During this time we got to work together on two big gallery shows, one for the National Museum for Women in the Arts and the other for SITES (Smithsonian Institution Traveling Exhibits). I got to know her very well and how she felt about all of her work. She probably discussed the War photos more at this time because we were working so hard on putting the exhibitions together.
She truly loved her African work and the people. And she loved being a photographer. She prided herself on taking "only one shot, my girl, that's all a true photographer needs to take, there is only one moment and that is when you shoot". I can hear her right now!! Anyway, on the subject of your article about the man in riding breeches, this shot would have been considered by Constance as "one I missed". She and I worked on editing for shows, cropping, deciding what should be in and what should be left out. This photograph, has too many subjects, is poorly composed, and the main subject's eyes are closed. Rest assured, if the composition was not so distracting and the man in riding breeches face was a strong as the portrait of the Ndebele man, she would have used it. If she didn't want to tell the story of someone "challenging her" as you wrote, she would not have taken the picture.
How fortunate you are to have access to this body of work! You have brought back many memories for me and my Mondays on the Chester River, thank you so much!

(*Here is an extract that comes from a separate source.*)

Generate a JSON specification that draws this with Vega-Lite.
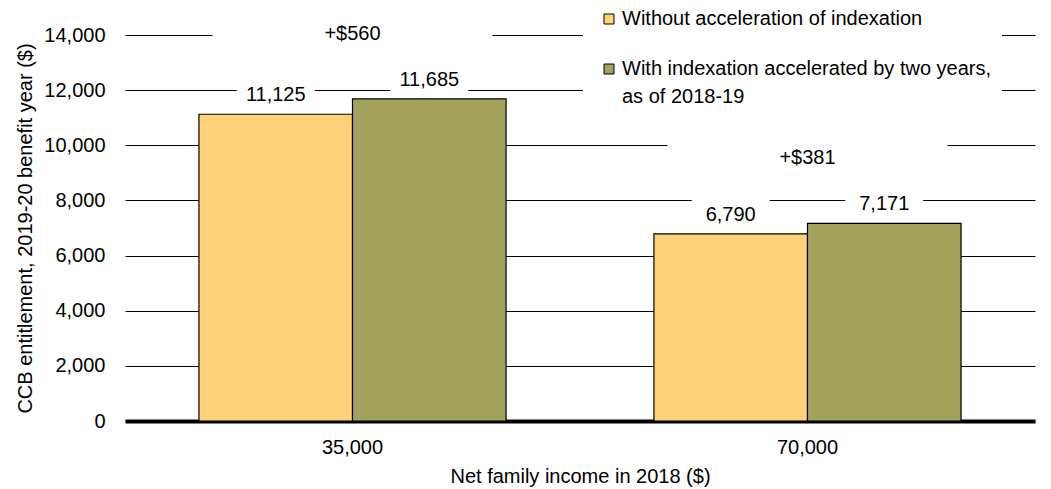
{
  "$schema": "https://vega.github.io/schema/vega-lite/v6.json",
  "width": 910,
  "height": 386,
  "autosize": {"type": "none"},
  "padding": {"left": 125, "top": 35, "right": 16, "bottom": 68},
  "background": "white",
  "config": {
    "font": "Liberation Sans",
    "view": {"stroke": null},
    "text": {"font": "Liberation Sans", "fontSize": 20, "color": "black"},
    "style": {"guide-label": {"lineHeight": 28}}
  },
  "datasets": {
    "bars": [
      {"income": "35,000", "scenario": "Without acceleration of indexation", "value": 11125},
      {"income": "35,000", "scenario": "With indexation accelerated by two years, as of 2018-19", "value": 11685},
      {"income": "70,000", "scenario": "Without acceleration of indexation", "value": 6790},
      {"income": "70,000", "scenario": "With indexation accelerated by two years, as of 2018-19", "value": 7171}
    ],
    "changes": [
      {"income": "35,000", "value": 11685, "change": "+$560"},
      {"income": "70,000", "value": 7171, "change": "+$381"}
    ]
  },
  "encoding": {
    "x": {
      "field": "income",
      "type": "nominal",
      "sort": ["35,000", "70,000"],
      "scale": {"paddingInner": 0.325, "paddingOuter": 0.1625},
      "axis": {
        "title": "Net family income in 2018 ($)",
        "titleFont": "Liberation Sans",
        "titleFontSize": 20,
        "titleFontWeight": "normal",
        "titleColor": "black",
        "titlePadding": 9,
        "labelFont": "Liberation Sans",
        "labelFontSize": 20,
        "labelColor": "black",
        "labelAngle": 0,
        "labelPadding": 16,
        "ticks": false,
        "grid": false,
        "domain": true,
        "domainColor": "black",
        "domainWidth": 4
      }
    },
    "y": {
      "field": "value",
      "type": "quantitative",
      "scale": {"domain": [0, 14000], "nice": false},
      "axis": {
        "title": "CCB entitlement, 2019-20 benefit year ($)",
        "titleFont": "Liberation Sans",
        "titleFontSize": 20,
        "titleFontWeight": "normal",
        "titleColor": "black",
        "titlePadding": 8,
        "labelFont": "Liberation Sans",
        "labelFontSize": 20,
        "labelColor": "black",
        "labelPadding": 20,
        "values": [0, 2000, 4000, 6000, 8000, 10000, 12000, 14000],
        "format": ",d",
        "ticks": false,
        "domain": false,
        "grid": true,
        "gridColor": "black",
        "gridWidth": 1,
        "gridOpacity": 1
      }
    }
  },
  "layer": [
    {
      "data": {"name": "bars"},
      "mark": {"type": "bar", "stroke": "black", "strokeWidth": 1.2, "opacity": 1},
      "encoding": {
        "xOffset": {"field": "scenario", "type": "nominal", "sort": ["Without acceleration of indexation", "With indexation accelerated by two years, as of 2018-19"], "scale": {"paddingInner": 0, "paddingOuter": 0}},
        "color": {
          "field": "scenario",
          "type": "nominal",
          "sort": ["Without acceleration of indexation", "With indexation accelerated by two years, as of 2018-19"],
          "scale": {
            "domain": ["Without acceleration of indexation", "With indexation accelerated by two years, as of 2018-19"],
            "range": ["#FFD27A", "#A2A25C"]
          },
          "legend": {
            "orient": "none",
            "legendX": 458,
            "legendY": -36,
            "title": null,
            "fillColor": "white",
            "padding": 10,
            "symbolType": "square",
            "symbolSize": 100,
            "symbolStrokeColor": "black",
            "symbolStrokeWidth": 1,
            "symbolOffset": 6,
            "symbolOpacity": 1,
            "labelFont": "Liberation Sans",
            "labelFontSize": 20,
            "labelColor": "black",
            "labelLimit": 600,
            "labelOffset": 3,
            "rowPadding": 30,
            "labelExpr": "datum.label == 'Without acceleration of indexation' ? datum.label : ['With indexation accelerated by two years,', 'as of 2018-19']"
          }
        }
      }
    },
    {
      "data": {"name": "bars"},
      "mark": {"type": "point", "shape": "M-1,-0.44L1,-0.44L1,0.44L-1,0.44Z", "size": 6084, "filled": true, "color": "white", "opacity": 1, "strokeWidth": 0, "yOffset": -19},
      "encoding": {
        "xOffset": {"field": "scenario", "type": "nominal", "sort": ["Without acceleration of indexation", "With indexation accelerated by two years, as of 2018-19"]}
      }
    },
    {
      "data": {"name": "bars"},
      "mark": {"type": "text", "dy": -19, "baseline": "middle", "align": "center"},
      "encoding": {
        "xOffset": {"field": "scenario", "type": "nominal", "sort": ["Without acceleration of indexation", "With indexation accelerated by two years, as of 2018-19"]},
        "text": {"field": "value", "type": "quantitative", "format": ","}
      }
    },
    {
      "data": {"name": "changes"},
      "mark": {"type": "point", "shape": "M-1,-0.13L1,-0.13L1,0.13L-1,0.13Z", "size": 78400, "filled": true, "color": "white", "opacity": 1, "strokeWidth": 0, "yOffset": -65}
    },
    {
      "data": {"name": "changes"},
      "mark": {"type": "text", "dy": -65, "baseline": "middle", "align": "center"},
      "encoding": {
        "text": {"field": "change", "type": "nominal"}
      }
    }
  ]
}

Hi I came across some of her prints in a pawn shop and have done a little research I am looking to get them evaluated can anyone help me.

Tracey,

I see from your email address that you're in South Africa. All of the major cities have museum's that should be able to help. Ask to speak to one of the curators and tell him or her what you have. I'm sure anyone you speak to will be interested. Larrabee is highly regarded.